This is my first blog post, so it probably will end up being scuffed.
So I was working on CF 472D, Design Tutorial: Inverse the Problem and it requires an MST (sorry for spoiling) and I chose to use Kruskals MST to do this (just note that I could've avoided this issue by using any other MST alg, but that's not the point here). So I just coded vanilla Kruskals where I std::sort'ed the edges and used a DSU with path compression and union by size. And I submitted the code and lo and behold, it was TLE on tc 39! I entered into a state of depression and decided to change my std::sort to std::stable_sort and wow, it ac'ed (with 1934ms on a 2 second TL)! Well I was talking some people on Discord later and I this up and one of them told me that the only reason std::sort was slow was since I had used c++11 (which I did) instead of c++17 where std::sort was upgraded. So I submitted it again with std::sort and c++17 and yay it passed (with 1466ms)! and ~470ms faster than my last submission!

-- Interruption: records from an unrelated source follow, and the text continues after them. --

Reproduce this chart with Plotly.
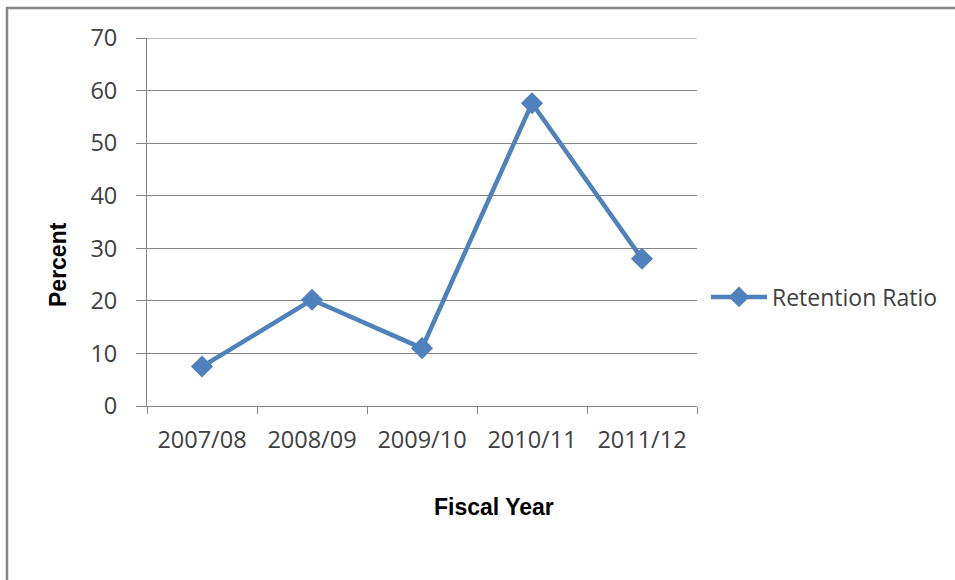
import plotly.graph_objects as go

# Retention ratio by fiscal year
fiscal_years = ["2007/08", "2008/09", "2009/10", "2010/11", "2011/12"]
retention_ratio = [7.5, 20.2, 11.0, 57.6, 28.0]
y_ticks = [0, 10, 20, 30, 40, 50, 60, 70]

W, H = 955, 580
L, R, T, B = 147, 258, 38, 174
pw, ph = W - L - R, H - T - B


def px_x(px):
    return (px - L) / pw


def px_y(py):
    return (H - B - py) / ph


blue = "#4F81BD"
grid = "#868686"
tick_font = dict(family="Open Sans", size=23.5, color="#404040")
legend_font = dict(family="Open Sans", size=23, color="#404040")
title_font = dict(family="Liberation Sans", size=23, color="#000000")

fig = go.Figure()
fig.add_trace(go.Scatter(
    x=fiscal_years,
    y=retention_ratio,
    mode="lines+markers",
    name="Retention Ratio",
    line=dict(color=blue, width=4.5),
    marker=dict(symbol="diamond", size=17, color=blue),
))

fig.update_layout(
    width=W, height=H,
    margin=dict(l=L, r=R, t=T, b=B, autoexpand=False),
    paper_bgcolor="white",
    plot_bgcolor="white",
    showlegend=True,
    legend=dict(
        x=px_x(706), y=px_y(297), xanchor="left", yanchor="middle",
        font=legend_font, itemwidth=56, bgcolor="rgba(0,0,0,0)",
    ),
    xaxis=dict(
        type="category",
        range=[-0.5, 4.5],
        tickson="boundaries",
        ticks="outside", ticklen=7, tickcolor=grid, tickwidth=1,
        showline=True, linecolor=grid, linewidth=1,
        showgrid=False, zeroline=False,
        tickfont=tick_font,
        ticklabelstandoff=13,
        fixedrange=True,
    ),
    yaxis=dict(
        range=[0, 70],
        tickvals=y_ticks,
        ticks="outside", ticklen=10, tickcolor=grid, tickwidth=1,
        showline=True, linecolor=grid, linewidth=1,
        showgrid=True, gridcolor=grid, gridwidth=1,
        zeroline=False,
        tickfont=tick_font,
        ticklabelstandoff=14,
        fixedrange=True,
    ),
    annotations=[
        dict(text="<b>Fiscal Year</b>", xref="paper", yref="paper",
             x=px_x(494), y=px_y(507), xanchor="center", yanchor="middle",
             showarrow=False, font=title_font),
        dict(text="<b>Percent</b>", xref="paper", yref="paper",
             x=px_x(58), y=px_y(265), xanchor="center", yanchor="middle",
             textangle=-90, showarrow=False, font=title_font),
    ],
    shapes=[
        # gridline at the top of the value range
        dict(type="line", xref="paper", yref="y",
             x0=0, x1=1, y0=y_ticks[-1], y1=y_ticks[-1],
             line=dict(color=grid, width=1)),
        # outer frame (left and top edges)
        dict(type="line", xref="paper", yref="paper",
             x0=px_x(7), y0=px_y(8), x1=px_x(7), y1=px_y(600),
             line=dict(color="#878787", width=2.5)),
        dict(type="line", xref="paper", yref="paper",
             x0=px_x(6), y0=px_y(8), x1=px_x(980), y1=px_y(8),
             line=dict(color="#878787", width=2.5)),
    ],
)

fig.write_html("out.html")
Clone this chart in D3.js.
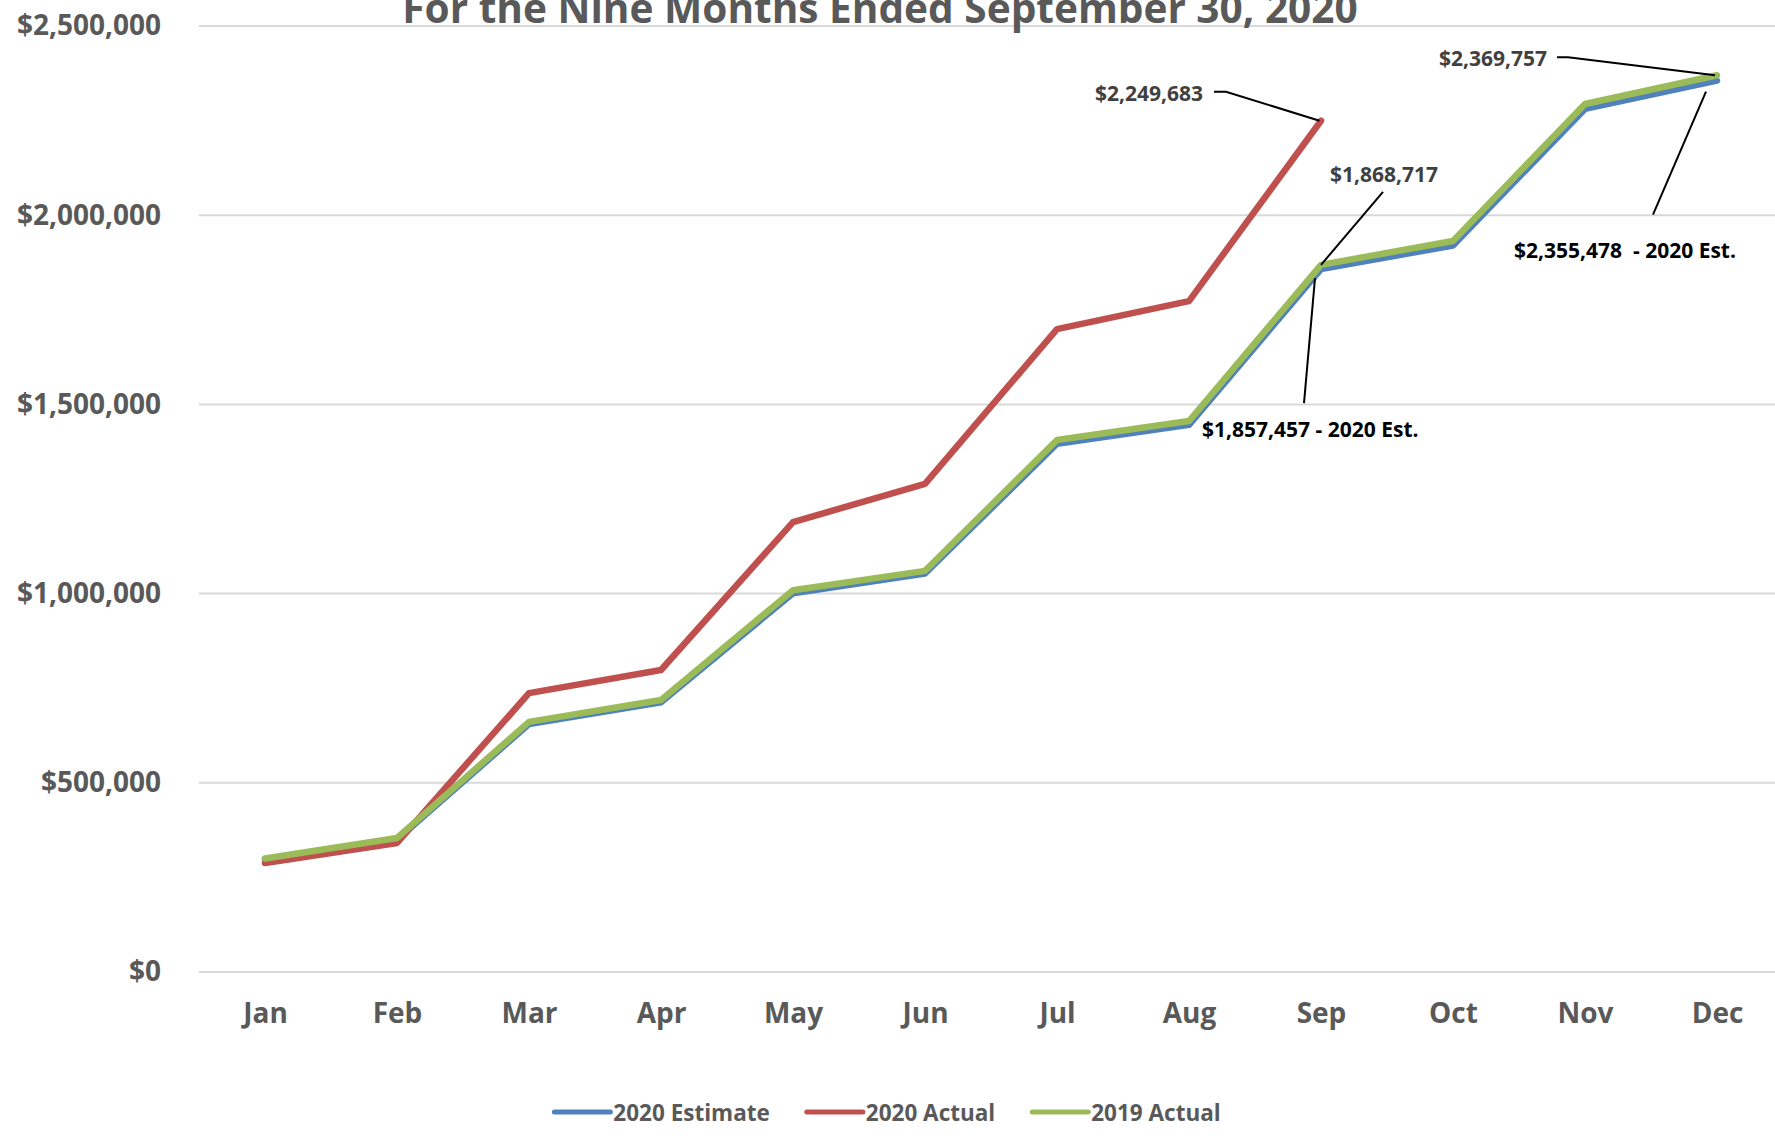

But to satisfy my curiosity I submitted it again with c++17 and std::stable_sort and woah, it passed with 1154ms, some 310ms faster than the last one.
Please do not judge my template/coding style as that is not the point here, but if you look at my code, the only differences between the submissions are the submission settings and a different sort on line 65 (or the second line of the kruskals function).
the submissions from each correlate to:
1154ms, c++17 with stable_sort
1466ms, c++17 with sort
1934ms, c++11 with stable_sort
TLE tc 39, c++11 with sort
also note I did not benchmark memory since that was not something that bothered me in all of this
So here is one (of probably very few) situations where std::stable_sort outperformed std::sort. The problem that I have right now is that I do not want to miss a submission in a future contest over which sort I chose, since there are definitely problems out here where this problem cannot be avoided by something just as simple as using Prim instead of Kruskal.
If anyone has a good suggestion of which to use (std::stable_sort or std::sort) or a simple impl of a sorting alg that I can write up a little more time for similar results, please link it. I will probably just end up using stable_sort from now on since that was what made a difference here unless there is a really convincing argument or implementation that'll make me switch. No upvoting is needed (unless you want to :D), I just need the help. Thanks for reading and I apologize for any typos, unclear sections, and overall scuffedness.